Che cosa è successo dopo?
«Il 19 marzo andai a cena al Bolognese ospite del sindaco di Albenga Mario Zunino e del parlamentare di Forza Italia Angelo Barberis. Raccontai loro tutta la storia delle lettere. Dopo poco mi arrivò la telefonata della Giorgetti. Mi gelò: “Sono Enrica, l’hanno ammazzato”. Capii subito e dopo poco chiamai Pecoraro. Io cominciai a essere molto preoccupato».
Perché?
«Volevo dimostrare la mia correttezza, provare che avevo fatto tutto quello che era necessario. Per questo il giorno dopo incontrai Giorgetti e le consegnai la copia delle due lettere che avevo trasmesso a Scajola».
Perché decise di parlarne con monsignor Sodi e con il cardinale Tarcisio Bertone?
«Ero preoccupato. Una persona era stata uccisa perché non gli era stata data la protezione. Entrambi mi dissero di raccontare tutta la verità e di affidarmi a Dio».
E lei lo fece?
«Finora nessuno mi aveva mai chiesto nulla. Mi aspettavo di essere chiamato dal prefetto Sorge che era stato incaricato di redigere la relazione sulla mancata assegnazione della scorta, ma non accadde.

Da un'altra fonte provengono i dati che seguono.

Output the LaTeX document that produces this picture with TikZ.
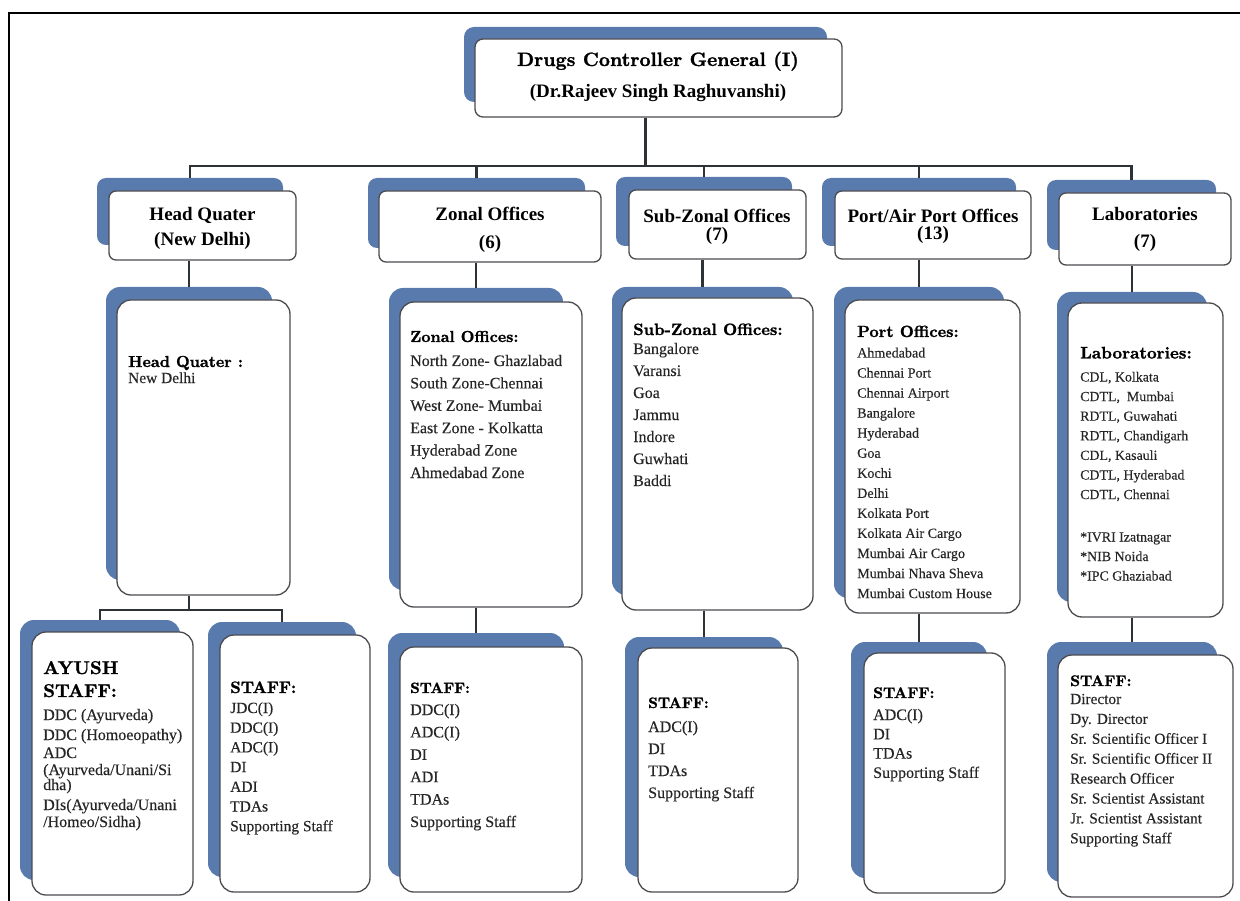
\documentclass[tikz,border=0pt]{standalone}
\usepackage{fontspec}
\newfontfamily\tnr{Liberation Serif}
\newfontfamily\bodyf{Liberation Serif}[FakeBold=0.25]
\newfontfamily\lmbf{lmroman10-bold.otf}[FakeBold=1.3]
\usetikzlibrary{fit}
\definecolor{sblue}{RGB}{88,122,172}
\definecolor{bgray}{RGB}{75,75,80}
\definecolor{lineC}{RGB}{45,50,55}
\definecolor{txt}{RGB}{38,38,38}
\begin{document}
\begin{tikzpicture}[x=1pt,y=-1pt,
  bsh/.style={fill=sblue, draw=none, rounded corners=#1, inner sep=0pt},
  bsh/.default=14,
  wb/.style={fill=white, draw=bgray, line width=1.3pt, rounded corners=#1, inner sep=0pt},
  wb/.default=14,
  conn/.style={draw=lineC, line width=2.5pt},
  tone/.style={font=\lmbf\fontsize{19.3}{22}\selectfont, anchor=base, inner sep=0pt},
  ttwo/.style={font=\tnr\bfseries\fontsize{19}{22}\selectfont, anchor=base, inner sep=0pt},
  hd/.style={font=\tnr\bfseries\fontsize{19}{22}\selectfont, anchor=base, inner sep=0pt},
  bh/.style={font=\lmbf\fontsize{#1}{18}\selectfont, anchor=base west, inner sep=0pt},
  bh/.default=16,
  body/.style={font=\bodyf\fontsize{#1}{18}\selectfont, anchor=base west, inner sep=0pt, text=txt},
  body/.default=16,
]
\useasboundingbox (0,0) rectangle (1240,901);
% frame
\draw[line width=2.4pt, black] (9,901) -- (9,13) -- (1240,13);

% ---------- top ----------
\node[bsh=10, fit={(464,27)(827,102)}] (topb) {};
\node[wb=8, fit={(475,39)(842,117)}] (top) {};
\node[tone] (topl1) at (658,66) {Drugs Controller General (I)};
\node[ttwo] (topl2) at (658,98) {(Dr.Rajeev Singh Raghuvanshi)};

% ---------- headers ----------
\node[bsh=9, fit={(97,178)(283,245)}] (hqb) {};
\node[wb=7, fit={(109,191)(296,260)}] (hq) {};
\node[hd] (hqa) at (202.5,221) {Head Quater};
\node[hd] (hqc) at (202.5,246) {(New Delhi)};

\node[bsh=9, fit={(368,178)(585,248)}] (zob) {};
\node[wb=7, fit={(379,191)(601,262)}] (zo) {};
\node[hd] (zoa) at (490,221) {Zonal Offices};
\node[hd] (zoc) at (490,249) {(6)};

\node[bsh=9, fit={(616,177)(792,246)}] (sub) {};
\node[wb=7, fit={(629,190)(806,259)}] (su) {};
\node[hd] (sua) at (717,223) {Sub-Zonal Offices};
\node[hd] (suc) at (717,241) {(7)};

\node[bsh=9, fit={(822,178)(1016,246)}] (pob) {};
\node[wb=7, fit={(835,191)(1031,259)}] (po) {};
\node[hd] (poa) at (933,223) {Port/Air Port Offices};
\node[hd] (poc) at (933,240) {(13)};

\node[bsh=9, fit={(1047,180)(1216,250)}] (lab) {};
\node[wb=7, fit={(1059,193)(1231,265)}] (la) {};
\node[hd] (laa) at (1145,221) {Laboratories};
\node[hd] (lac) at (1145,248) {(7)};

% ---------- middle ----------
\node[bsh, fit={(106,287)(272,580)}] (hqmb) {};
\node[wb, fit={(117,300)(290,595)}] (hqm) {};
\node[bh=15.9] (hqmh) at (128,367) {Head Quater :};
\node[body=15.4] (hqm1) at (128,383) {New Delhi};

\node[bsh, fit={(389,288)(563,590)}] (zomb) {};
\node[wb, fit={(400,302)(582,607)}] (zom) {};
\node[bh=15.9] (zomh) at (410,342) {Zonal Offices:};
\foreach \t [count=\i from 0] in {North Zone- Ghazlabad, South Zone-Chennai, West Zone- Mumbai, East Zone - Kolkatta, Hyderabad Zone, Ahmedabad Zone}
  \node[body] (zol\i) at (410,366+22.4*\i) {\t};

\node[bsh, fit={(612,287)(793,595)}] (sumb) {};
\node[wb, fit={(622,298)(813,610)}] (sum) {};
\node[bh=16.4] (sumh) at (633,335) {Sub-Zonal Offices:};
\foreach \t [count=\i from 0] in {Bangalore, Varansi, Goa, Jammu, Indore, Guwhati, Baddi}
  \node[body] (sul\i) at (633,354+22*\i) {\t};

\node[bsh, fit={(834,287)(1004,598)}] (pomb) {};
\node[wb, fit={(845,300)(1020,613)}] (pom) {};
\node[bh=16.2] (pomh) at (857,337) {Port Offices:};
\foreach \t [count=\i from 0] in {Ahmedabad, Chennai Port, Chennai Airport, Bangalore, Hyderabad, Goa, Kochi, Delhi, Kolkata Port, Kolkata Air Cargo, Mumbai Air Cargo, Mumbai Nhava Sheva, Mumbai Custom House}
  \node[body=14.1] (pol\i) at (857,357.5+20.05*\i) {\t};

\node[bsh, fit={(1057,292)(1207,602)}] (lamb) {};
\node[wb, fit={(1068,303)(1223,617)}] (lam) {};
\node[bh=16.8] (lamh) at (1080,358.5) {Laboratories:};
\foreach \t [count=\i from 0] in {{CDL, Kolkata}, {CDTL,\ \ Mumbai}, {RDTL, Guwahati}, {RDTL, Chandigarh}, {CDL, Kasauli}, {CDTL, Hyderabad}, {CDTL, Chennai}}
  \node[body=13.9] (lal\i) at (1080,381.5+19.6*\i) {\t};
\foreach \t [count=\i from 0] in {*IVRI Izatnagar, *NIB Noida, *IPC Ghaziabad}
  \node[body=13.9] (lax\i) at (1080,541.5+19.5*\i) {\t};

% ---------- bottom ----------
\node[bsh, fit={(20,620)(180,880)}] (ayb) {};
\node[wb, fit={(32,632)(193,895)}] (ay) {};
\node[bh=18.5] (aya) at (43,674) {AYUSH};
\node[bh=18.5] (ays) at (43,697) {STAFF:};
\node[body] (ay1) at (43,720) {DDC (Ayurveda)};
\node[body] (ay2) at (43,740) {DDC (Homoeopathy)};
\node[body] (ay3) at (43,758) {ADC};
\node[body] (ay4) at (43,775) {(Ayurveda/Unani/Si};
\node[body] (ay5) at (43,790) {dha)};
\node[body] (ay6) at (43,810) {DIs(Ayurveda/Unani};
\node[body] (ay7) at (43,827) {/Homeo/Sidha)};

\node[bsh, fit={(208,622)(356,877)}] (hsb) {};
\node[wb, fit={(220,635)(370,892)}] (hs) {};
\node[bh=16.6] (hsh) at (230,693) {STAFF:};
\foreach \t [count=\i from 0] in {JDC(I), DDC(I), ADC(I), DI, ADI, TDAs, Supporting Staff}
  \node[body=15.5] (hsl\i) at (230,713+19.7*\i) {\t};

\node[bsh, fit={(388,633)(564,877)}] (zsb) {};
\node[wb, fit={(400,647)(582,892)}] (zs) {};
\node[bh=15] (zsh) at (410,693) {STAFF:};
\foreach \t [count=\i from 0] in {DDC(I), ADC(I), DI, ADI, TDAs, Supporting Staff}
  \node[body] (zsl\i) at (410,715+22.4*\i) {\t};

\node[bsh, fit={(625,637)(783,877)}] (ssb) {};
\node[wb, fit={(638,648)(798,892)}] (ss) {};
\node[bh=15.2] (ssh) at (648,708) {STAFF:};
\foreach \t [count=\i from 0] in {ADC(I), DI, TDAs, Supporting Staff}
  \node[body] (ssl\i) at (648,732+22*\i) {\t};

\node[bsh, fit={(851,642)(987,878)}] (psb) {};
\node[wb, fit={(864,653)(1005,893)}] (ps) {};
\node[bh=15.4] (psh) at (873,698) {STAFF:};
\foreach \t [count=\i from 0] in {ADC(I), DI, TDAs, Supporting Staff}
  \node[body] (psl\i) at (873,720+19.3*\i) {\t};

\node[bsh, fit={(1047,642)(1217,882)}] (lsb) {};
\node[wb, fit={(1058,655)(1233,897)}] (ls) {};
\node[bh=15.4] (lsh) at (1070,686) {STAFF:};
\foreach \t [count=\i from 0] in {Director, Dy. Director, Sr. Scientific Officer I, Sr. Scientific Officer II, Research Officer, Sr. Scientist Assistant, Jr. Scientist Assistant, Supporting Staff}
  \node[body=15.3] (lsl\i) at (1070,704+19.9*\i) {\t};

% ---------- connectors ----------
\coordinate (bus) at (0,166);
\coordinate (hqbr) at (0,610);
\draw[conn] (topb.center |- top.south) -- (topb.center |- bus);
\draw[conn] (hqb.north) -- (hqb.north |- bus) -- (lab.north |- bus) -- (lab.north);
\foreach \n in {zob,sub,pob}
  \draw[conn] (\n.north |- bus) -- (\n.north);
\foreach \m/\h in {hqmb/hq, zomb/zo, sumb/su, pomb/po, lamb/la}
  \draw[conn] (\m.north |- \h.south) -- (\m.north);
\foreach \m/\h in {zsb/zom, ssb/sum, psb/pom, lsb/lam}
  \draw[conn] (\m.north |- \h.south) -- (\m.north);
\draw[conn] (hqmb.center |- hqm.south) -- (hqmb.center |- hqbr);
\draw[conn] (ayb.north) -- (ayb.north |- hqbr) -- (hsb.north |- hqbr) -- (hsb.north);
\end{tikzpicture}
\end{document}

Anzi, un giorno arrivai al Viminale e Sorge mi venne incontro dicendomi che voleva presentarmi il pm incaricato delle indagini. Pensai che fosse venuto a interrogarmi, invece non fui mai convocato».
Perché non si fece avanti lei?
«Non avrei mai immaginato che questa circostanza sarebbe stata tenuta nascosta. Capii tutto il 16 aprile 2002 quando Scajola disse in Senato che lui non era mai stato informato delle minacce. Da allora fui tenuto a distanza e poi isolato. Da quando abbiamo lasciato il Viminale i nostri rapporti sono diventati freddi e molto sporadici».
Crede che Scajola avesse paura delle sue rivelazioni?
«Una volta nel 2005 fu chiarissimo: “Non mi parlate mai più della vicenda Biagi”. E proprio questo è successo».